In the lower divisions (where there is going to
be no “goodwill” or “Premiership” factor) it is more likely that the multiple
will be lower, or alternatively for debt-ridden clubs that the purchase price
will be £1 plus an assumption of the club’s debt. However for the sake of conjecture let’s put
that aside and work off a multiple of 1.2.

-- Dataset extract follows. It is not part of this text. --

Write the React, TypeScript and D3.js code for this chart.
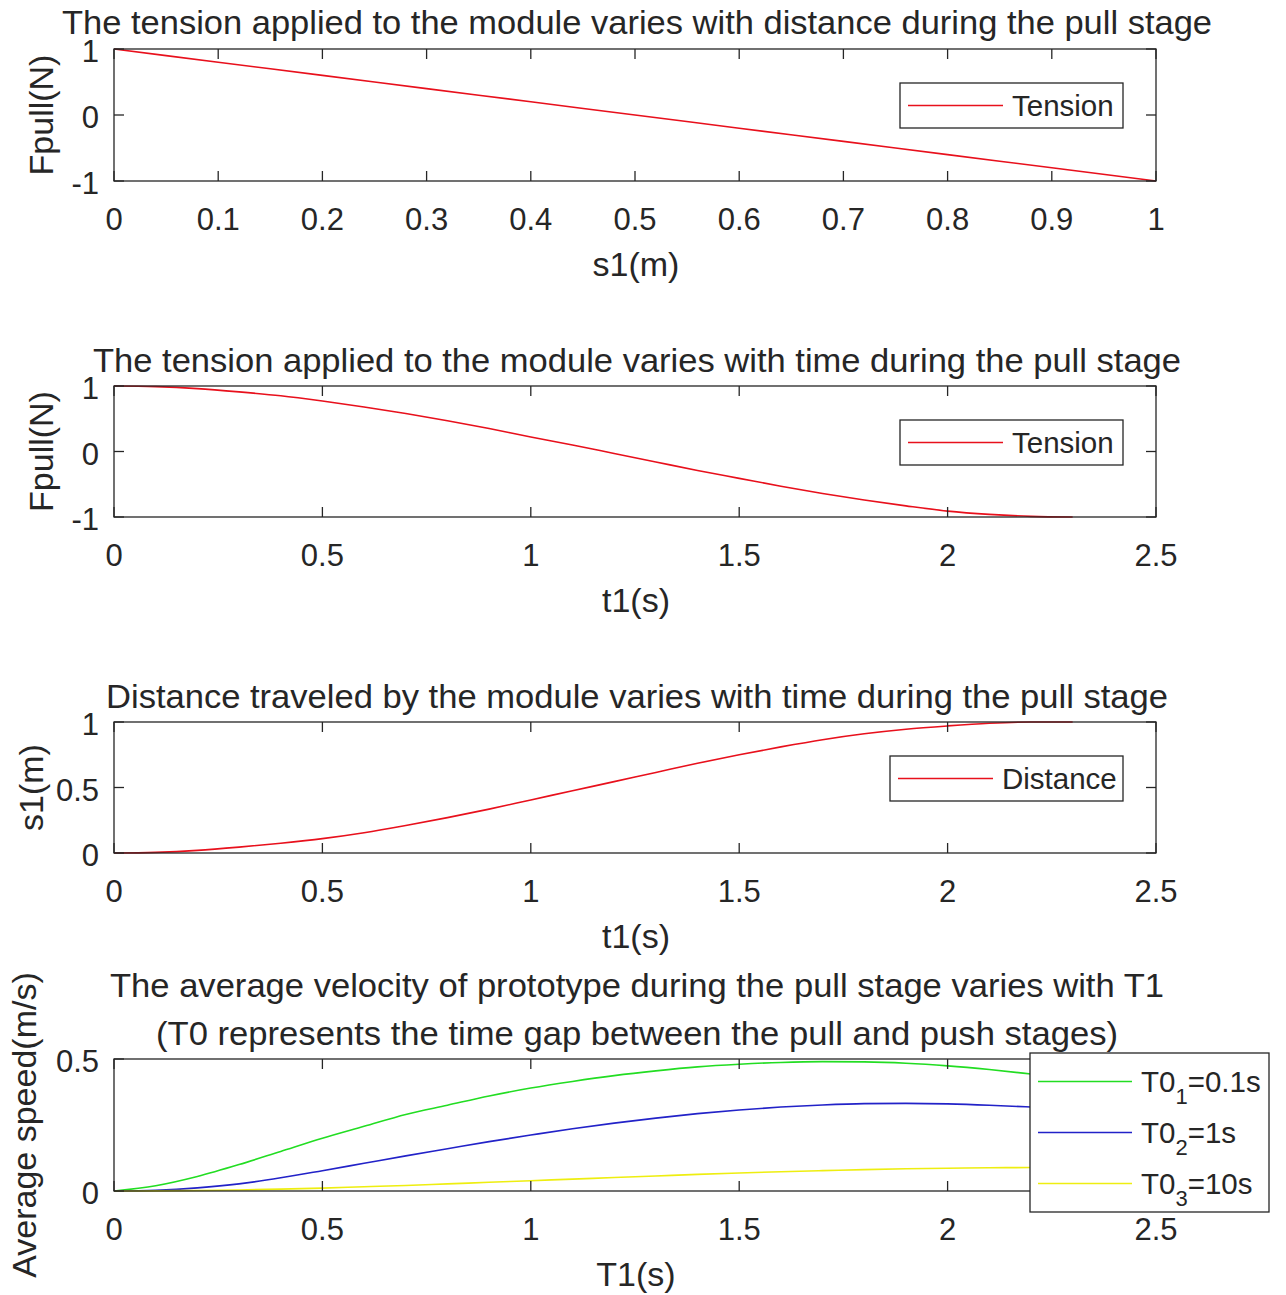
import React from 'react';
import * as d3 from 'd3';

// panel 1: tension vs distance
const s1 = [0, 0.1, 0.2, 0.3, 0.4, 0.5, 0.6, 0.7, 0.8, 0.9, 1];
const tensionByDist = [1, 0.8, 0.6, 0.4, 0.2, 0, -0.2, -0.4, -0.6, -0.8, -1];

// panels 2 & 3: vs time
const t1 = [0, 0.1, 0.2, 0.3, 0.4, 0.5, 0.6, 0.7, 0.8, 0.9, 1, 1.1, 1.2, 1.3, 1.4, 1.5, 1.6, 1.7, 1.8, 1.9, 2, 2.1, 2.2, 2.3];
const tensionByTime = [1, 0.99, 0.96, 0.91, 0.85, 0.77, 0.68, 0.58, 0.47, 0.35, 0.22, 0.1, -0.03, -0.16, -0.29, -0.41, -0.53, -0.64, -0.74, -0.83, -0.91, -0.96, -0.99, -1];
const distance = [0, 0.005, 0.02, 0.045, 0.075, 0.11, 0.155, 0.21, 0.27, 0.335, 0.405, 0.475, 0.545, 0.615, 0.685, 0.75, 0.81, 0.865, 0.91, 0.945, 0.97, 0.99, 1, 1];

// panel 4: average velocity vs T1
const T1 = [0, 0.1, 0.2, 0.3, 0.4, 0.5, 0.6, 0.7, 0.8, 0.9, 1, 1.1, 1.2, 1.3, 1.4, 1.5, 1.6, 1.7, 1.8, 1.9, 2, 2.1, 2.2, 2.3, 2.4, 2.5];
const vT0a = [0, 0.02, 0.055, 0.1, 0.15, 0.2, 0.245, 0.29, 0.325, 0.36, 0.39, 0.415, 0.437, 0.455, 0.47, 0.48, 0.487, 0.49, 0.489, 0.484, 0.474, 0.46, 0.443, 0.425, 0.405, 0.385];
const vT0b = [0, 0.003, 0.012, 0.027, 0.05, 0.077, 0.105, 0.133, 0.16, 0.187, 0.212, 0.236, 0.257, 0.276, 0.293, 0.307, 0.318, 0.326, 0.331, 0.332, 0.33, 0.325, 0.318, 0.31, 0.3, 0.29];
const vT0c = [0, 0.0005, 0.002, 0.004, 0.007, 0.011, 0.016, 0.021, 0.027, 0.033, 0.039, 0.045, 0.051, 0.057, 0.063, 0.068, 0.073, 0.077, 0.081, 0.084, 0.086, 0.088, 0.089, 0.09, 0.09, 0.09];

const sLabels = ['0', '0.1', '0.2', '0.3', '0.4', '0.5', '0.6', '0.7', '0.8', '0.9', '1'];
const tTicks = [0, 0.5, 1, 1.5, 2, 2.5];

const INK = '#262626';
const FONT = 'Arial, "Liberation Sans", Helvetica, sans-serif';
const FS_TICK = 31;
const FS_LABEL = 34;
const FS_LEGEND = 29.5;
const X0 = 114;
const X1 = 1156;

type Series = { x: number[]; y: number[]; color: string; name: string; sub?: string; rest?: string };

type PanelProps = {
  top: number;
  bottom: number;
  xDomain: [number, number];
  xTicks: number[];
  xFmt: (v: number) => string;
  yDomain: [number, number];
  yTicks: number[];
  title: string[];
  titleY: number[];
  titleW: number[];
  xlabel: string;
  ylabel: string;
  ylabelX: number;
  series: Series[];
  legend: { x: number; y: number; w: number; h: number; rowH: number; lineLen: number };
};

function Panel(p: PanelProps) {
  const x = d3.scaleLinear().domain(p.xDomain).range([X0, X1]);
  const y = d3.scaleLinear().domain(p.yDomain).range([p.bottom, p.top]);
  const line = d3.line<[number, number]>().x(d => x(d[0])).y(d => y(d[1])).curve(d3.curveMonotoneX);
  const tl = 10;
  const lg = p.legend;
  return (
    <g fontFamily={FONT} fill={INK}>
      {p.title.map((s, i) => (
        <text key={i} x={(X0 + X1) / 2 + 2} y={p.titleY[i]} textAnchor="middle" fontSize={FS_LABEL}
          textLength={p.titleW[i]} lengthAdjust="spacingAndGlyphs">{s}</text>
      ))}
      <clipPath id={`clip${p.top}`}>
        <rect x={X0} y={p.top - 2} width={X1 - X0 + 2} height={p.bottom - p.top + 4} />
      </clipPath>
      <g clipPath={`url(#clip${p.top})`}>
        {p.series.map((s, i) => (
          <path key={i} d={line(s.x.map((v, j) => [v, s.y[j]]) as [number, number][]) || ''}
            fill="none" stroke={s.color} strokeWidth={1.6} />
        ))}
      </g>
      <rect x={X0} y={p.top} width={X1 - X0} height={p.bottom - p.top} fill="none" stroke={INK} strokeWidth={1.3} />
      {p.xTicks.map((v, i) => (
        <g key={i}>
          <line x1={x(v)} x2={x(v)} y1={p.bottom} y2={p.bottom - tl} stroke={INK} strokeWidth={1.3} />
          <line x1={x(v)} x2={x(v)} y1={p.top} y2={p.top + tl} stroke={INK} strokeWidth={1.3} />
          <text x={x(v)} y={p.bottom + 49} textAnchor="middle" fontSize={FS_TICK}>{p.xFmt(v)}</text>
        </g>
      ))}
      {p.yTicks.map((v, i) => (
        <g key={i}>
          <line x1={X0} x2={X0 + tl} y1={y(v)} y2={y(v)} stroke={INK} strokeWidth={1.3} />
          <line x1={X1} x2={X1 - tl} y1={y(v)} y2={y(v)} stroke={INK} strokeWidth={1.3} />
          <text x={99} y={y(v) + 13} textAnchor="end" fontSize={FS_TICK}>{String(v)}</text>
        </g>
      ))}
      <text x={(X0 + X1) / 2 + 1} y={p.bottom + 95} textAnchor="middle" fontSize={FS_LABEL}>{p.xlabel}</text>
      <text transform={`translate(${p.ylabelX},${(p.top + p.bottom) / 2}) rotate(-90)`} textAnchor="middle" fontSize={FS_LABEL}>{p.ylabel}</text>
      <rect x={lg.x} y={lg.y} width={lg.w} height={lg.h} fill="#fff" stroke={INK} strokeWidth={1.3} />
      {p.series.map((s, i) => {
        const cy = lg.y + lg.rowH / 2 + (lg.h - lg.rowH * p.series.length) / 2 + i * lg.rowH;
        return (
          <g key={i}>
            <line x1={lg.x + 8} x2={lg.x + 8 + lg.lineLen} y1={cy} y2={cy} stroke={s.color} strokeWidth={1.6} />
            <text x={lg.x + 17 + lg.lineLen} y={cy + 10} fontSize={FS_LEGEND}>
              {s.name}
              {s.sub && <tspan dy={12} fontSize={22}>{s.sub}</tspan>}
              {s.rest && <tspan dy={-12}>{s.rest}</tspan>}
            </text>
          </g>
        );
      })}
    </g>
  );
}

export default function App() {
  const fmtT = (v: number) => String(v);
  return (
    <svg width={1286} height={1295} style={{ display: 'block', position: 'absolute', left: 0, top: 0 }}>
      <rect width={1286} height={1295} fill="#fff" />
      <Panel top={49} bottom={181} xDomain={[0, 1]} xTicks={s1} xFmt={v => sLabels[Math.round(v * 10)]}
        yDomain={[-1, 1]} yTicks={[-1, 0, 1]}
        title={['The tension applied to the module varies with distance during the pull stage']} titleY={[34]} titleW={[1150]}
        xlabel="s1(m)" ylabel="Fpull(N)" ylabelX={53}
        series={[{ x: s1, y: tensionByDist, color: '#e8101c', name: 'Tension' }]}
        legend={{ x: 900, y: 83, w: 223, h: 45, rowH: 45, lineLen: 95 }} />
      <Panel top={386} bottom={517} xDomain={[0, 2.5]} xTicks={tTicks} xFmt={fmtT}
        yDomain={[-1, 1]} yTicks={[-1, 0, 1]}
        title={['The tension applied to the module varies with time during the pull stage']} titleY={[372]} titleW={[1088]}
        xlabel="t1(s)" ylabel="Fpull(N)" ylabelX={53}
        series={[{ x: t1, y: tensionByTime, color: '#e8101c', name: 'Tension' }]}
        legend={{ x: 900, y: 420, w: 223, h: 45, rowH: 45, lineLen: 95 }} />
      <Panel top={722} bottom={853} xDomain={[0, 2.5]} xTicks={tTicks} xFmt={fmtT}
        yDomain={[0, 1]} yTicks={[0, 0.5, 1]}
        title={['Distance traveled by the module varies with time during the pull stage']} titleY={[708]} titleW={[1062]}
        xlabel="t1(s)" ylabel="s1(m)" ylabelX={43}
        series={[{ x: t1, y: distance, color: '#e8101c', name: 'Distance' }]}
        legend={{ x: 890, y: 756, w: 233, h: 45, rowH: 45, lineLen: 95 }} />
      <Panel top={1059} bottom={1191} xDomain={[0, 2.5]} xTicks={tTicks} xFmt={fmtT}
        yDomain={[0, 0.5]} yTicks={[0, 0.5]}
        title={['The average velocity of prototype during the pull stage varies with T1',
          '(T0 represents the time gap between the pull and push stages)']} titleY={[997, 1045]} titleW={[1054, 962]}
        xlabel="T1(s)" ylabel="Average speed(m/s)" ylabelX={36}
        series={[
          { x: T1, y: vT0a, color: '#22dd22', name: 'T0', sub: '1', rest: '=0.1s' },
          { x: T1, y: vT0b, color: '#2222c8', name: 'T0', sub: '2', rest: '=1s' },
          { x: T1, y: vT0c, color: '#eeee10', name: 'T0', sub: '3', rest: '=10s' },
        ]}
        legend={{ x: 1030, y: 1053, w: 239, h: 159, rowH: 51, lineLen: 94 }} />
    </svg>
  );
}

Total revenues in English football amounted to
£3.2 billion - £2.5 billion in the Premiership; $435 million in the
Championship and £200 million for Divisions 1 & 2. Spreading tis £200 million across the 48
clubs in these divisions equally would give individual turnover of £4.1 million
but more accurately the allocation should be weighted towards the teams in
Division 1. Refining the Accrington
Stanley turnover along these lines would give turnover of say, £2 million and
hence a valuation of £2.4 million.
Using venture capital provided by Investec of 75%,
Brusselsblue needs only find £600,000 himself – a drop in the ocean to a
European bureaucrat who has been tucking away schillings at the expense of the
Irish taxpayers for years.
Any hey presto, a Belgian owner for Stanley and
a pension income stream for the Stillorgan corner-boy – funded out of replica
shirt sales to “the Irish guys”.
Internationally the
Germans have it right
The Germans have an uncanny habit of winning
the World and European Championships.
Based on technically superiority we might think. Yes, this is undoubtedly a contributory
factor but what it probably overlooked is that the Bundesliga is arguably one
of the best administered and financially sound leagues in Europe.

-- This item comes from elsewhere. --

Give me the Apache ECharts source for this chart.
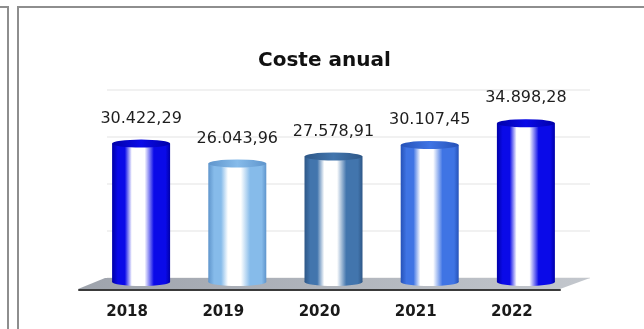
<!DOCTYPE html>
<html>
<head>
<meta charset="utf-8">
<title>Coste anual</title>
<script src="https://cdn.jsdelivr.net/npm/echarts@6/dist/echarts.min.js"></script>
<style>
  html, body { margin: 0; padding: 0; background: #ffffff; }
  #chart { width: 644px; height: 329px; }
</style>
</head>
<body>
<div id="chart"></div>
<script>
// datos
const years = ['2018', '2019', '2020', '2021', '2022'];
const costs = [30422.29, 26043.96, 27578.91, 30107.45, 34898.28];
const wallTicks = [0, 10000, 20000, 30000, 40000];

// colores de cada cilindro: [borde, cuerpo]
const barColors = [
  ['#0000a8', '#0a0ae8'],
  ['#5f95cc', '#86bbea'],
  ['#2e5787', '#4275ad'],
  ['#2652b8', '#3f74e4'],
  ['#0000a8', '#0a0ae8']
];

const FONT = 'DejaVu Sans';
const BAR_W = 58;

// formato español: 30.422,29
function formatEs(v) {
  const parts = v.toFixed(2).split('.');
  const ent = parts[0].replace(/\B(?=(\d{3})+(?!\d))/g, '.');
  return ent + ',' + parts[1];
}

// degradado horizontal con brillo blanco
function bodyGradient(i) {
  const [edge, base] = barColors[i];
  return new echarts.graphic.LinearGradient(0, 0, 1, 0, [
    { offset: 0, color: edge },
    { offset: 0.1, color: base },
    { offset: 0.22, color: base },
    { offset: 0.34, color: '#ffffff' },
    { offset: 0.56, color: '#ffffff' },
    { offset: 0.72, color: base },
    { offset: 0.92, color: base },
    { offset: 1, color: edge }
  ]);
}

function capGradient(i) {
  const [edge, base] = barColors[i];
  return new echarts.graphic.LinearGradient(0, 0, 1, 0, [
    { offset: 0, color: edge },
    { offset: 0.5, color: base },
    { offset: 1, color: edge }
  ]);
}

const chart = echarts.init(document.getElementById('chart'));

const option = {
  backgroundColor: '#ffffff',
  animation: false,
  title: {
    text: 'Coste anual',
    left: 253,
    top: 46,
    textStyle: { fontFamily: FONT, fontSize: 20, fontWeight: 'bold', color: '#111111' }
  },
  grid: [
    // eje de categorias (frente)
    { left: 79, right: 84, top: 100, bottom: 39 },
    // cilindros
    { left: 93, right: 70, top: 100, bottom: 47 },
    // pared del fondo
    { left: 107, right: 54, top: 90, bottom: 51 }
  ],
  xAxis: [
    {
      type: 'category',
      gridIndex: 0,
      data: years,
      axisLine: { lineStyle: { color: '#3a3a3a', width: 2 } },
      axisTick: { length: 6, lineStyle: { color: '#3a3a3a', width: 1.5 } },
      axisLabel: { fontFamily: FONT, fontSize: 15, fontWeight: 'bold', color: '#1a1a1a', margin: 15 }
    },
    { type: 'category', gridIndex: 1, data: years, show: false },
    { type: 'value', gridIndex: 2, show: false }
  ],
  yAxis: [
    { type: 'value', gridIndex: 0, show: false },
    { type: 'value', gridIndex: 1, min: 0, max: 40000, show: false },
    {
      type: 'value',
      gridIndex: 2,
      min: wallTicks[0],
      max: wallTicks[wallTicks.length - 1],
      interval: wallTicks[1] - wallTicks[0],
      axisLine: { show: false },
      axisTick: { show: false },
      axisLabel: { show: false },
      splitLine: { lineStyle: { color: '#ececec', width: 1.5 } }
    }
  ],
  graphic: [
    // bordes de los paneles
    { type: 'rect', shape: { x: 0, y: 6, width: 9, height: 2 }, style: { fill: '#8e8e8e' } },
    { type: 'rect', shape: { x: 7, y: 6, width: 2, height: 330 }, style: { fill: '#8e8e8e' } },
    { type: 'rect', shape: { x: 17, y: 6, width: 630, height: 2 }, style: { fill: '#8e8e8e' } },
    { type: 'rect', shape: { x: 17, y: 6, width: 2, height: 330 }, style: { fill: '#8e8e8e' } },
    // suelo 3D
    {
      type: 'polygon',
      z: 1,
      shape: { points: [[78, 289], [105, 278], [590, 278], [560, 289]] },
      style: {
        fill: new echarts.graphic.LinearGradient(0, 0, 1, 0, [
          { offset: 0, color: '#9ea3ac' },
          { offset: 1, color: '#c3c7cd' }
        ])
      }
    }
  ],
  series: [
    {
      type: 'pictorialBar',
      xAxisIndex: 1,
      yAxisIndex: 1,
      symbol: 'circle',
      symbolSize: [BAR_W, 8],
      symbolPosition: 'start',
      symbolOffset: [0, '50%'],
      barWidth: BAR_W,
      barGap: '-100%',
      z: 2,
      data: costs.map((v, i) => ({ value: v, itemStyle: { color: bodyGradient(i) } }))
    },
    {
      type: 'bar',
      xAxisIndex: 1,
      yAxisIndex: 1,
      barWidth: BAR_W,
      z: 3,
      data: costs.map((v, i) => ({ value: v, itemStyle: { color: bodyGradient(i) } })),
      label: {
        show: true,
        position: 'top',
        distance: 17,
        fontFamily: FONT,
        fontSize: 16,
        color: '#1e1e1e',
        formatter: p => formatEs(p.value)
      }
    },
    {
      type: 'pictorialBar',
      xAxisIndex: 1,
      yAxisIndex: 1,
      symbol: 'circle',
      symbolSize: [BAR_W, 8],
      symbolPosition: 'end',
      symbolOffset: [0, '-50%'],
      barWidth: BAR_W,
      barGap: '-100%',
      z: 4,
      data: costs.map((v, i) => ({ value: v, itemStyle: { color: capGradient(i) } }))
    }
  ]
};

chart.setOption(option);

window.addEventListener('resize', () => chart.resize());
</script>
</body>
</html>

Its’ revenue surprisingly surpasses La Liga and
it is second only to the Premiership with turnover of €2 billion (Premiership
€2.9 billion). Along with the
Premiership it makes an operating profit - €264 million; Premiership €90 ml –
operating profit being defined as results before losses on player purchases
transfers. The latter item turns the
Premiership operating profit of €90 million into a total loss of €380 million.

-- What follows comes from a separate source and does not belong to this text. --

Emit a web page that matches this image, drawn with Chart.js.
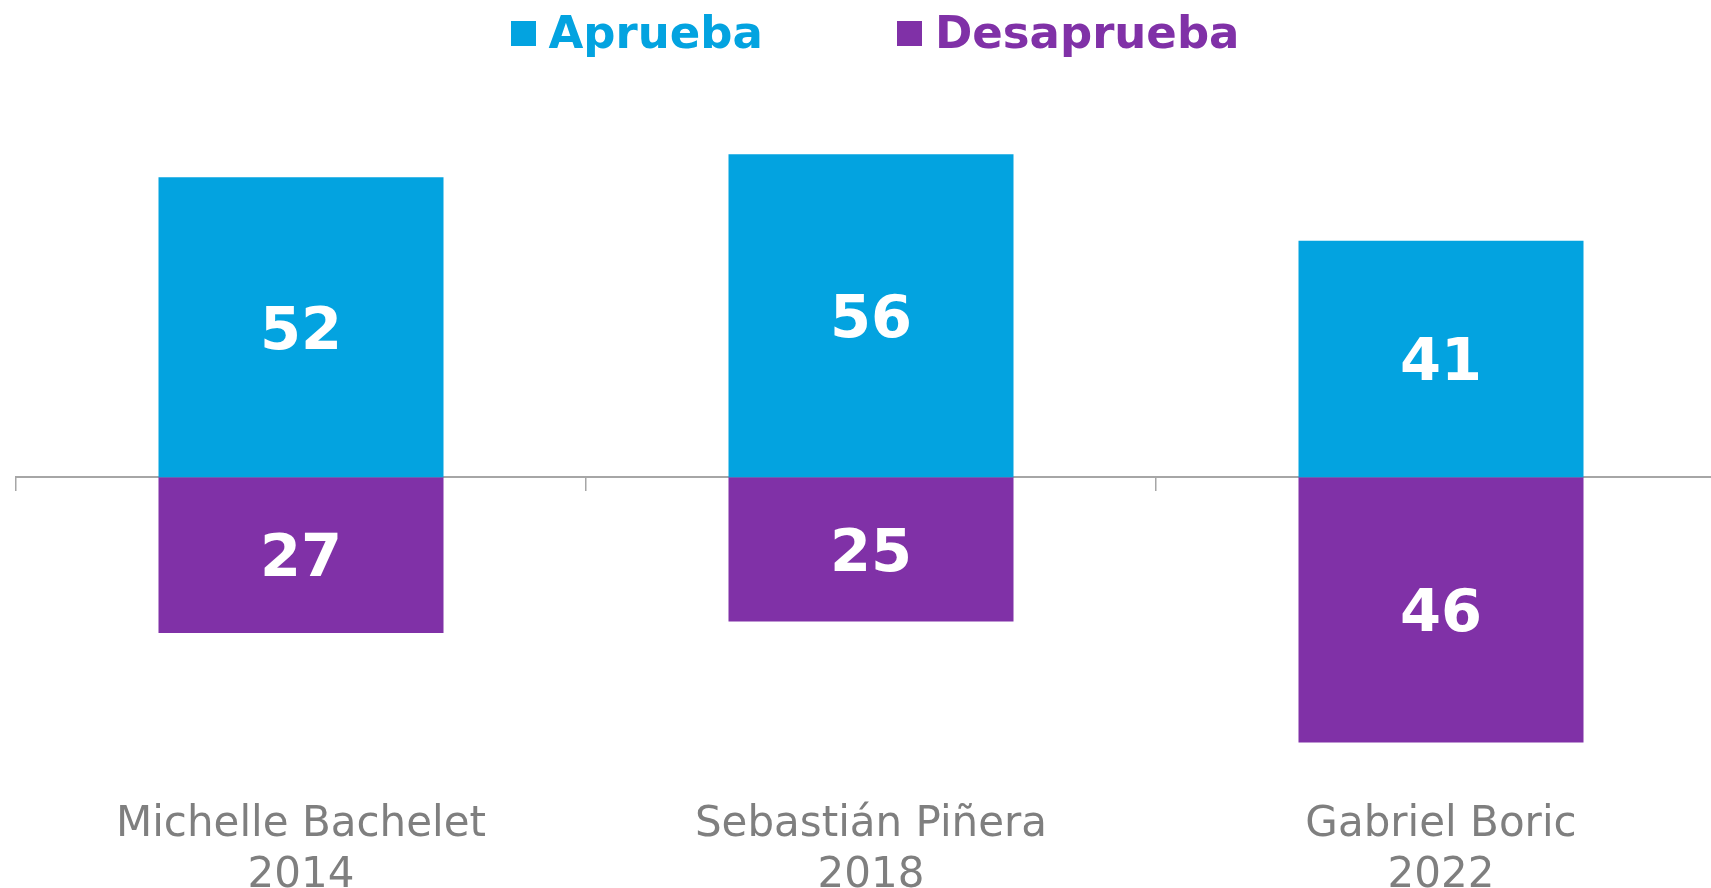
<!DOCTYPE html>
<html>
<head>
<meta charset="utf-8">
<script src="https://cdn.jsdelivr.net/npm/chart.js@4"></script>
<style>
    body { margin: 0; overflow: hidden; background: #fff; font-family: "DejaVu Sans", sans-serif; }
    #wrap { position: absolute; left: 0; top: 0; width: 1740px; height: 901px; }
    #legend { position: absolute; left: 0; top: 8px; width: 1750px; display: flex; justify-content: center; gap: 134px; }
    .item { display: flex; align-items: center; font-weight: bold; font-size: 45px; line-height: 50px; }
    .box { width: 25px; height: 25px; margin-right: 13px; }
</style>
</head>
<body>
<div id="wrap"><canvas id="chart"></canvas></div>
<div id="legend"></div>
<script>
// Chart data
const categories = [['Michelle Bachelet', '2014'], ['Sebastián Piñera', '2018'], ['Gabriel Boric', '2022']];
const aprueba = [52, 56, 41];
const desaprueba = [27, 25, 46];
const seriesNames = ['Aprueba', 'Desaprueba'];
const seriesColors = ['#03A3E0', '#8031A7'];

document.addEventListener('DOMContentLoaded', function() {
    // Legend
    const legend = document.getElementById('legend');
    seriesNames.forEach((name, i) => {
        const item = document.createElement('div');
        item.className = 'item';
        item.style.color = seriesColors[i];
        const box = document.createElement('span');
        box.className = 'box';
        box.style.background = seriesColors[i];
        item.appendChild(box);
        item.appendChild(document.createTextNode(name));
        legend.appendChild(item);
    });

    // White value labels in the middle of each bar
    const valueLabels = {
        id: 'valueLabels',
        afterDatasetsDraw(chart) {
            const ctx = chart.ctx;
            ctx.save();
            ctx.fillStyle = '#fff';
            ctx.font = 'bold 59px "DejaVu Sans"';
            ctx.textAlign = 'center';
            ctx.textBaseline = 'middle';
            chart.data.datasets.forEach((ds, i) => {
                chart.getDatasetMeta(i).data.forEach((bar, j) => {
                    const c = bar.getCenterPoint();
                    ctx.fillText(String(Math.abs(ds.data[j])), c.x, c.y + 6);
                });
            });
            ctx.restore();
        }
    };

    new Chart(document.getElementById('chart'), {
        type: 'bar',
        data: {
            labels: categories,
            datasets: [{
                label: seriesNames[0],
                data: aprueba,
                backgroundColor: seriesColors[0]
            }, {
                label: seriesNames[1],
                data: desaprueba.map(v => -v),
                backgroundColor: seriesColors[1]
            }]
        },
        options: {
            responsive: true,
            maintainAspectRatio: false,
            animation: false,
            layout: { padding: { left: 16, right: 14, top: 85, bottom: 0 } },
            datasets: { bar: { categoryPercentage: 1, barPercentage: 0.5 } },
            scales: {
                // zero line with tick marks between the categories
                x: {
                    stacked: true,
                    offset: true,
                    position: { y: 0 },
                    border: { display: true, color: '#A6A6A6', width: 2 },
                    grid: { display: true, offset: true, drawOnChartArea: false, drawTicks: true, tickLength: 13, color: '#A6A6A6', lineWidth: 1.5 },
                    ticks: { display: false }
                },
                // category names at the bottom
                x2: {
                    type: 'category',
                    position: 'bottom',
                    offset: true,
                    border: { display: false },
                    grid: { display: false, drawTicks: false },
                    ticks: {
                        color: '#7F7F7F',
                        padding: 0,
                        maxRotation: 0,
                        autoSkip: false,
                        font: { family: 'DejaVu Sans', size: 42, lineHeight: 1.2 }
                    }
                },
                y: {
                    stacked: true,
                    display: false,
                    min: -56,
                    max: 68
                }
            },
            plugins: {
                legend: { display: false },
                tooltip: { enabled: false }
            }
        },
        plugins: [valueLabels]
    });
});
</script>
</body>
</html>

Wage control is prudently managed in the
Bundesliga and with a wage to revenue ratio of 51%. Unlike the Premiership, broadcast revenue is
not the largest single source of revenue.
Another feature of most Bundesliga clubs is
that they are fan-owned via the” Verein” system which dictates that each must
apply the “50 plus 1” ownership structure i.e. no majority shareholder. If applied correctly, the fans retain
control. While this may limit
investment, it certainly ensures that the League effectively is run by persons
more interested in football than in financial return.
Interestingly the
prime example of where this system has been manipulated is Hoffenheim, who
assisted by an injection of more than €250 million from an ex-player, achieved
promotion from non-league to the senior leagues and then the Bundesliga in
2008, where they finished runner-up. This meteoric rise was accompanied by a
popularity in Germany similar to that afforded to Chelsea and Manchester City
in the UK, i.e. nil outside their own fan base.
Aside from this example, the Bundesliga appears to maintain as many of the facets of a football league as opposed to a
share price index, than any other league in Europe. Hard to prove or dis-prove but could this
explain in any way why the German national team continues to throve while
England, drawing from the Premiership (where reverse principles appear to
apply) have deteriorated rapidly in recent years. Interesting thought.